PROBLEM TO WORK ON:
Skipping all pictures, set down the lines of the listing from the first through the one with "coLimit = 10;".
* BEGIN SUPPLIED MATERIAL *
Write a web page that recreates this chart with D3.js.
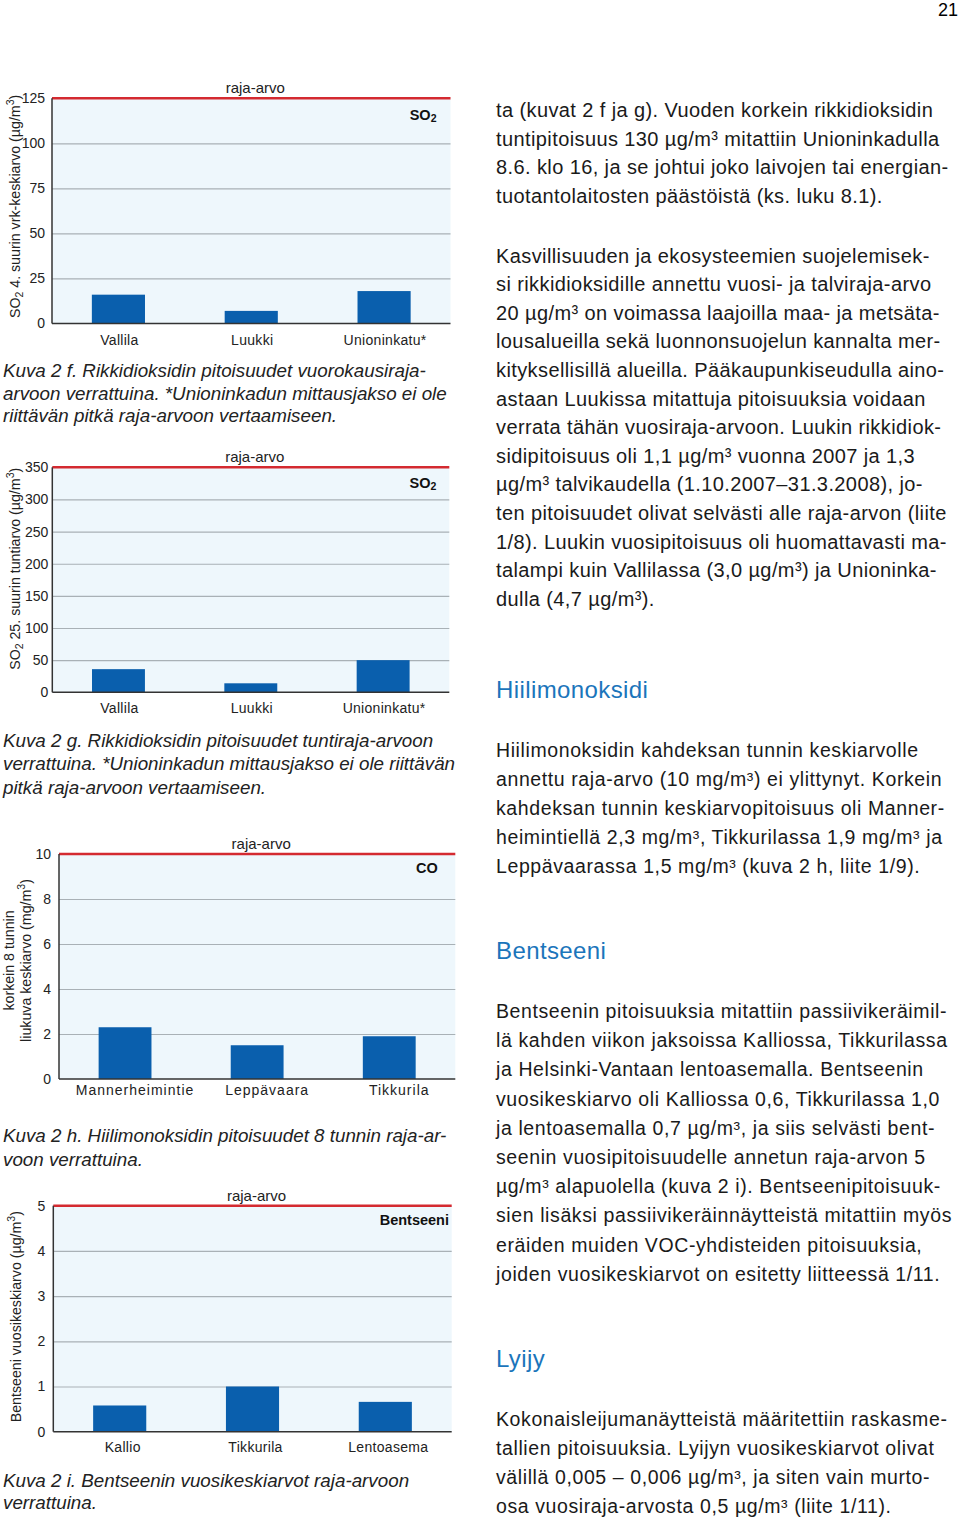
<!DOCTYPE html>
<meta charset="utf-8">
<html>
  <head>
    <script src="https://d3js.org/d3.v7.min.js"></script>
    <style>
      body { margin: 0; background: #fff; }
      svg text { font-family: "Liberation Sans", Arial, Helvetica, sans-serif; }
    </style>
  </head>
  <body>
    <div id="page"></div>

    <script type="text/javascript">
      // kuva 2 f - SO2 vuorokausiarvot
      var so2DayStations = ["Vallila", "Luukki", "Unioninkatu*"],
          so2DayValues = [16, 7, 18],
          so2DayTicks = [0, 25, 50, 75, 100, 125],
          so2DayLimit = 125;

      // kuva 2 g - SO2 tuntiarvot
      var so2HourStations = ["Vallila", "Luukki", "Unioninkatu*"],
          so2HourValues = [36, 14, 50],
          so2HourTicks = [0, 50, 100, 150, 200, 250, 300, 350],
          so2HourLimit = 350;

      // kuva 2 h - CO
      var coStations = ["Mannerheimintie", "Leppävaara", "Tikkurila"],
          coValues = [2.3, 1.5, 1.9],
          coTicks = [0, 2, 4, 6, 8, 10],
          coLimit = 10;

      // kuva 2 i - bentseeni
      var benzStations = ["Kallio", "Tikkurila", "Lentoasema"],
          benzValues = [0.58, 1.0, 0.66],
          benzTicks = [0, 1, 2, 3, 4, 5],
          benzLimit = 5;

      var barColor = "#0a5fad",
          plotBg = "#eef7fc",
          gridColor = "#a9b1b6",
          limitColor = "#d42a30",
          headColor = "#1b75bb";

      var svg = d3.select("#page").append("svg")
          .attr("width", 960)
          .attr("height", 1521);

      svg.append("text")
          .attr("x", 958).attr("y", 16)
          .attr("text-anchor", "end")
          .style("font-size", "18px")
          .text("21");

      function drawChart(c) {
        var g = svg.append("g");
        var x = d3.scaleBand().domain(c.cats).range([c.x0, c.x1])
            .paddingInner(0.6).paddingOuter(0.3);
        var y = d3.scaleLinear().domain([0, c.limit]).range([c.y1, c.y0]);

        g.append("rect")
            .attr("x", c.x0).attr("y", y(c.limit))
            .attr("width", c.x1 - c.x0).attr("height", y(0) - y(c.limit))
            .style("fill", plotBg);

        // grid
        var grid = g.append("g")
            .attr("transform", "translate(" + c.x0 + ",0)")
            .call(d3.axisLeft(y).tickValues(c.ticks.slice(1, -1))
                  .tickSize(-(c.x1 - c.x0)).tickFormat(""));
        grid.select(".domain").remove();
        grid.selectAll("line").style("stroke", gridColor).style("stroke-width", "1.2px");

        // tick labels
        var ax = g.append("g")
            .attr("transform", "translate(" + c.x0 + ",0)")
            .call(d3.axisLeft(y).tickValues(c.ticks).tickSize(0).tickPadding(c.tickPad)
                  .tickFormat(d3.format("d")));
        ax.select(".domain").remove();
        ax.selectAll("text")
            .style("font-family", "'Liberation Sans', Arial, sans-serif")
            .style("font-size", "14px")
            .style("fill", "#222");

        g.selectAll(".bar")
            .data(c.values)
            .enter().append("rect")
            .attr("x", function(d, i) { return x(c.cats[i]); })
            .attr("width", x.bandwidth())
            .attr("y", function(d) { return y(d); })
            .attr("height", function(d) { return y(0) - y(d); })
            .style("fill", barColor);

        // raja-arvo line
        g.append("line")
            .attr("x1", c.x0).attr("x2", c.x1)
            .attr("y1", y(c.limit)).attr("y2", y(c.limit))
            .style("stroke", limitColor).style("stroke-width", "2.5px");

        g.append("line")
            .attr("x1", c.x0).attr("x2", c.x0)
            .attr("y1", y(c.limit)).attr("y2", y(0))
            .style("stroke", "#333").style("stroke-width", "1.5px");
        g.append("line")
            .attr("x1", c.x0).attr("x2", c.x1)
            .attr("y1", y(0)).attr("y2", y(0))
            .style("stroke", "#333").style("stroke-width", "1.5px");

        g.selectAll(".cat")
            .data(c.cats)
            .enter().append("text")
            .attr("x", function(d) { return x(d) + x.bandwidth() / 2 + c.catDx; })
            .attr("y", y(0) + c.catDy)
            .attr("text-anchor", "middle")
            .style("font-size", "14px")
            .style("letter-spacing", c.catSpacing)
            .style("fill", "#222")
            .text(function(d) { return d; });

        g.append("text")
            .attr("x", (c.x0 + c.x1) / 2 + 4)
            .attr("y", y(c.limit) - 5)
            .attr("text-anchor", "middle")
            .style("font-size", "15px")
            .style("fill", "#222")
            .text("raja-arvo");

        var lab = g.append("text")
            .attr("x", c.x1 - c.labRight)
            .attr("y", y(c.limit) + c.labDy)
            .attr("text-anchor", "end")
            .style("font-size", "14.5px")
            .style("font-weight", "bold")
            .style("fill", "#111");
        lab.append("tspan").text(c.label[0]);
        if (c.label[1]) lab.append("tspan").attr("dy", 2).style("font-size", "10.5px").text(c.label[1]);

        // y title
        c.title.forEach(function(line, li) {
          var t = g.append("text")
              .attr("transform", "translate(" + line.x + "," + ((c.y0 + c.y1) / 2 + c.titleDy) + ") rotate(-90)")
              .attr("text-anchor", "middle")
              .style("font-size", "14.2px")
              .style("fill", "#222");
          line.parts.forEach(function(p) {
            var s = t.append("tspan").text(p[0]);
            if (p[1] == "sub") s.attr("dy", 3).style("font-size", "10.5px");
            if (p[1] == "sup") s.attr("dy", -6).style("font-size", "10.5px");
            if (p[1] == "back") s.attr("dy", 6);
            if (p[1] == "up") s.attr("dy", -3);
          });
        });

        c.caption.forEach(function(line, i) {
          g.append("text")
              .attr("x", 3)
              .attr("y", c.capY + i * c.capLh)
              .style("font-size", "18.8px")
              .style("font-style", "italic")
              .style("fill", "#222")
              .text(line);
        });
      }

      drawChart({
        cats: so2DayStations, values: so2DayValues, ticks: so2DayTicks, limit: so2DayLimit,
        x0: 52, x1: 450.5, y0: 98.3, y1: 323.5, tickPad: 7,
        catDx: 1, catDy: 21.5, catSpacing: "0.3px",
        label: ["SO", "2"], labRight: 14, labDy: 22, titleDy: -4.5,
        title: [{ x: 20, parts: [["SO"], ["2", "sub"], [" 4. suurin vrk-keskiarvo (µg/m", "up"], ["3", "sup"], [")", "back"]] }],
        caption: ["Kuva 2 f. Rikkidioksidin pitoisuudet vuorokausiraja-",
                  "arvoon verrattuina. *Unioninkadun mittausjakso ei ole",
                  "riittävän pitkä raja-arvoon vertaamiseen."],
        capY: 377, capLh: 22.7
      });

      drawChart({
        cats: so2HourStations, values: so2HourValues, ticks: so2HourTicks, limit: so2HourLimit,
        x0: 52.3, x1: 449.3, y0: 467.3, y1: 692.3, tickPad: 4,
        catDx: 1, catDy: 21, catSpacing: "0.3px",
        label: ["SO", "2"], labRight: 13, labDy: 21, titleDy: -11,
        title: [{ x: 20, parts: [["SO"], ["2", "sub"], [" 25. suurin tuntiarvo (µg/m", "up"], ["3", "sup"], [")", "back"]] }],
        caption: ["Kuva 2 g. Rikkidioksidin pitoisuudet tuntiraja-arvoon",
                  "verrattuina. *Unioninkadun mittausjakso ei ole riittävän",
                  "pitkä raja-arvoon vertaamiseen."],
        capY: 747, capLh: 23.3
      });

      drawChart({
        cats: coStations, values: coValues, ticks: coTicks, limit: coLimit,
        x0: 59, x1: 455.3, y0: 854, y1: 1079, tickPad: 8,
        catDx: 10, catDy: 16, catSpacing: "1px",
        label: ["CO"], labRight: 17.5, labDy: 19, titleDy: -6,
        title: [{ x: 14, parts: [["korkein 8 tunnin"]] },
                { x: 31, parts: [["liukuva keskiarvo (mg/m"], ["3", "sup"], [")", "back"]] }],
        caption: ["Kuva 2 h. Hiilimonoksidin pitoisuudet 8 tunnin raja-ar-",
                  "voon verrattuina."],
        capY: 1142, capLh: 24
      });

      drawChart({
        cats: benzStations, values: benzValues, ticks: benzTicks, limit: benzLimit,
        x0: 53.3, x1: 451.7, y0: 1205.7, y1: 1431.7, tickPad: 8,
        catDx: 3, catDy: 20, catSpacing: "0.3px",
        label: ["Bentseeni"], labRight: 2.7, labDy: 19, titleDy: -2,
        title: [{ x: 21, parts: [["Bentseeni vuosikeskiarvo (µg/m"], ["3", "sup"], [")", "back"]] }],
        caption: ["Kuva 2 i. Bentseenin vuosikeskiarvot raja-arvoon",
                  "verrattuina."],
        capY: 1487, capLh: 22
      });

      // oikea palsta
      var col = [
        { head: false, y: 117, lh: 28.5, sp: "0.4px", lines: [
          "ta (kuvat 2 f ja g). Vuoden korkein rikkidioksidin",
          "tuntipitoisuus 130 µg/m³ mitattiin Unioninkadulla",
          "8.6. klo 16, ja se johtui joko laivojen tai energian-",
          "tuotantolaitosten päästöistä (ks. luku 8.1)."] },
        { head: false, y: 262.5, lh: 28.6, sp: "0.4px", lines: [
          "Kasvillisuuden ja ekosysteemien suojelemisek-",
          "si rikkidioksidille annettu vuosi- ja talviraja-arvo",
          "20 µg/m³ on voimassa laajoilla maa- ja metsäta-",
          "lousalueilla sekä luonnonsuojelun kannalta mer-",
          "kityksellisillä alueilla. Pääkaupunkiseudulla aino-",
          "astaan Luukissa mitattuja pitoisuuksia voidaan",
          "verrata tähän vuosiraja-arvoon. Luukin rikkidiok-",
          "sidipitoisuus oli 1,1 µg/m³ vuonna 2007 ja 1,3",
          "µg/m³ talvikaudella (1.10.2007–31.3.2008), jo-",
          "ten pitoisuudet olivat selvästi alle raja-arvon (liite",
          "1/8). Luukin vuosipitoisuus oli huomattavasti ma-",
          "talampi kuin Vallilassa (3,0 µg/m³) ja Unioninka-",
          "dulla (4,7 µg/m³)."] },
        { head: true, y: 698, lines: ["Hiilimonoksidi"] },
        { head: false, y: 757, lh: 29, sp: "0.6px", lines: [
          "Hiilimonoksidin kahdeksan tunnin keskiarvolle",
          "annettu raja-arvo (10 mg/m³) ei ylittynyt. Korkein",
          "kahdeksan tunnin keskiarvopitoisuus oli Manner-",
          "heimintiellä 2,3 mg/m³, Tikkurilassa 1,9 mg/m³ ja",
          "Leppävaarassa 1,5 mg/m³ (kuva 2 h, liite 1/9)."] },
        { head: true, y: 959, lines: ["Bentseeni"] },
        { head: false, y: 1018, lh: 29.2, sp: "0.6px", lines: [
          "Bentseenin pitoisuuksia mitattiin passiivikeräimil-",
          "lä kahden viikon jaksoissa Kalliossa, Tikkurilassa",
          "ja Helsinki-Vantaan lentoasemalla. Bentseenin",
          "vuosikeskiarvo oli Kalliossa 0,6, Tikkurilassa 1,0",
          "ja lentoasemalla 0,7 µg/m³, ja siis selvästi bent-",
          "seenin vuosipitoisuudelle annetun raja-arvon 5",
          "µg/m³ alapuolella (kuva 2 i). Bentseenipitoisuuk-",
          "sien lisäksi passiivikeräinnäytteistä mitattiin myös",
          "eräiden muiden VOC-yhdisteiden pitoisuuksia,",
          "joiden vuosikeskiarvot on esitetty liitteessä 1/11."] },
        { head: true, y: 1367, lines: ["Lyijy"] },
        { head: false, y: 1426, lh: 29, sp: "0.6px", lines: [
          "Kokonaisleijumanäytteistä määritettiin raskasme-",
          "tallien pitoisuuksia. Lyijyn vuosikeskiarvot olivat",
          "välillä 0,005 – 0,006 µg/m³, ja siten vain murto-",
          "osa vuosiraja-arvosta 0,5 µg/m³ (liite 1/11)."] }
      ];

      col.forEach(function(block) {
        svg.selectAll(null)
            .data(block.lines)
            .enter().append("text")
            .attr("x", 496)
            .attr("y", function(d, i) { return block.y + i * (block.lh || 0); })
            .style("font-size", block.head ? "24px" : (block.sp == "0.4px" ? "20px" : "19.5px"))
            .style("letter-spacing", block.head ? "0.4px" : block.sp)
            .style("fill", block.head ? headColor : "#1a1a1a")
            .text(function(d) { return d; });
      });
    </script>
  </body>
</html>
* END SUPPLIED MATERIAL *
ANSWER BELOW:
Write a web page that recreates this chart with D3.js.
<!DOCTYPE html>
<meta charset="utf-8">
<html>
  <head>
    <script src="https://d3js.org/d3.v7.min.js"></script>
    <style>
      body { margin: 0; background: #fff; }
      svg text { font-family: "Liberation Sans", Arial, Helvetica, sans-serif; }
    </style>
  </head>
  <body>
    <div id="page"></div>

    <script type="text/javascript">
      // kuva 2 f - SO2 vuorokausiarvot
      var so2DayStations = ["Vallila", "Luukki", "Unioninkatu*"],
          so2DayValues = [16, 7, 18],
          so2DayTicks = [0, 25, 50, 75, 100, 125],
          so2DayLimit = 125;

      // kuva 2 g - SO2 tuntiarvot
      var so2HourStations = ["Vallila", "Luukki", "Unioninkatu*"],
          so2HourValues = [36, 14, 50],
          so2HourTicks = [0, 50, 100, 150, 200, 250, 300, 350],
          so2HourLimit = 350;

      // kuva 2 h - CO
      var coStations = ["Mannerheimintie", "Leppävaara", "Tikkurila"],
          coValues = [2.3, 1.5, 1.9],
          coTicks = [0, 2, 4, 6, 8, 10],
          coLimit = 10;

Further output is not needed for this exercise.